[Image: Final panels from the Calvin and Hobbes comic strip (December 31, 1995), by Bill Watterson — by my reckoning, still the best remaking of the world ever expressed in pen-and-ink-drawing form]
From whiskey river:
One can only know what occurs within the mind, which is the instrument or tool of conscious experience. There is no such thing as “out there.” There is only our perception as inbound data. Everything is registered, just as it is. It is only via the mind that a selective representation of the data is created. Thoughts are objects in the mind as things are objects in the world. The mind and the world are two separate dimensions, overlapping during the waking state. When you can so readily create a world when you dream, why do you believe the impossibility of your creating another world when you are awake?
(Wu Hsin, translated by Roy Melvyn [source])
…and:
Suzuki Roshi had a stick — and he would hit you — and when Suzuki Roshi hit you, everything disappeared — everything — there was no up or down — there was no forward or back — there were no thoughts — no feelings — you couldn’t even say there was something or nothing. It was really quite remarkable. And then, often times you would think “Well, wait a minute — where’s reality — how was I doing that? Wait a minute! There must be some way to put these things together so that it seems like there’s a world and there’s people and there’s me. Where are they?” Then you would see if you could get some sense of reality back again.
(Edward Espe Brown [source])
…and:
When you fall asleep, your body enters a state of slumber, but it nonetheless keeps ticking, its life continues, ready to resume where it left off. Your consciousness, however, vanishes completely. In no sense does it keep ticking. You, as we say, pass out. And when you emerge again, either in a dream or when you finally resume waking life, you emerge from nothing — but the very same you that you were before.

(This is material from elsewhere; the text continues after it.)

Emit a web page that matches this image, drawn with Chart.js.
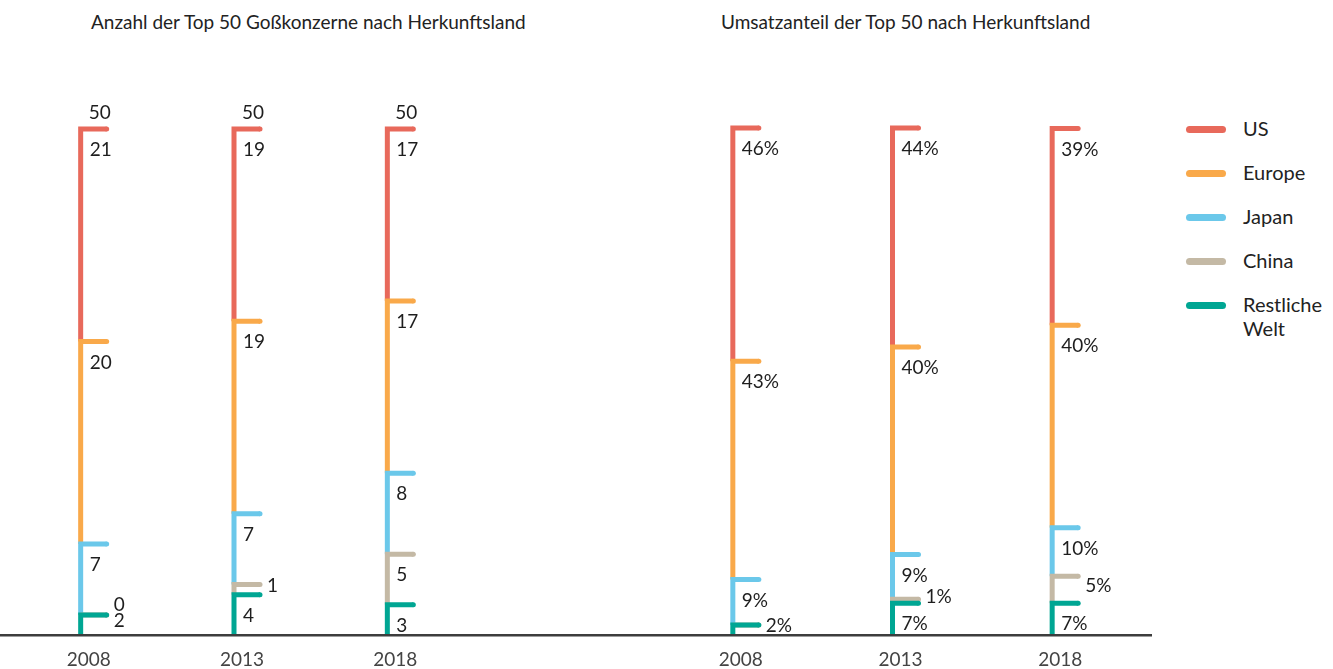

The fact of your self bootstrapping itself back into existence is such a familiar happening that you may not be as astonished by it as you should be. Nonetheless, you can scarcely fail to notice what goes on. And it could well provide an essential plank in your reasoning about immortality. Such a proven capacity for endless resurrection out of nothing is the one thing that proves everlasting existence — or at any rate re-existence — for your individual Ego.
(Nicholas Humphrey [source])
…and:
There are ways in, journeys to the center of life, through time, through air, matter, dream, and thought. The ways are not always mapped or charted, but sometimes being lost, if there is such a thing, is the sweetest place to be. And always, in this search, a person might find that she is already there, at the center of the world. It may be a broken world, but it is glorious nonetheless.
(Linda Hogan [source])
Not from whiskey river:
It is interesting that Hindus, when they speak of the creation of the universe do not call it the work of God, they call it the play of God, the Vishnu-lila, lila meaning “play.” And they look upon the whole manifestation of all the universes as a play, as a sport, as a kind of dance — lila perhaps being somewhat related to our word lilt.
(Alan Watts [source])
…and:
I Am Learning To Abandon the World
I am learning to abandon the world
before it can abandon me.
Already I have given up the moon
and snow, closing my shades
against the claims of white.
And the world has taken
my father, my friends.
I have given up melodic lines of hills,
moving to a flat, tuneless landscape.
And every night I give my body up
limb by limb, working upwards
across bone, towards the heart.
But morning comes with small
reprieves of coffee and birdsong.
A tree outside the window
which was simply shadow moments ago
takes back its branches twig
by leafy twig.
And as I take my body back
the sun lays its warm muzzle on my lap
as if to make amends.
(Linda Pastan [source])
…and:
Once there were brook trout in the streams in the mountains. You could see them standing in the amber current where the white edges of their fins wimpled softly in the flow. They smelled of moss in your hand. Polished and muscular and torsional. On their backs were vermiculate patterns that were maps of the world in its becoming. Maps and mazes. Of a thing which could not be put back. Not be made right again. In the deep glens where they lived all things were older than man and they hummed of mystery.
(Cormac McCarthy [source])
…and:
A Poem for S.
Because you used to leaf through the dictionary,
Casually, as someone might in a barber shop, and
Devotedly, as someone might in a sanctuary,
Each letter would still have your attention if not
For the responsibilities life has tightly fit, like
Gears around the cog of you, like so many petals
Hinged on a daisy. That’s why I’ll just use your
Initial. Do you know that in one treasured story, a
Jewish ancestor, horseback in the woods at Yom
Kippur, and stranded without a prayer book,
Looked into the darkness and realized he had
Merely to name the alphabet to ask forgiveness—
No congregation of figures needed, he could speak
One letter at a time because all of creation
Proceeded from those. He fed his horse, and then
Quietly, because it was from his heart, he
Recited them slowly, from aleph to tav. Within those
Sounds, all others were born, all manner of
Trials, actions, emotions, everything needed to
Understand who he was, had been, how flaws
Venerate the human being, how aspirations return
Without spite. Now for you, may your wife’s
X-ray return with good news, may we raise our
Zarfs to both your names in the Great Book of Life.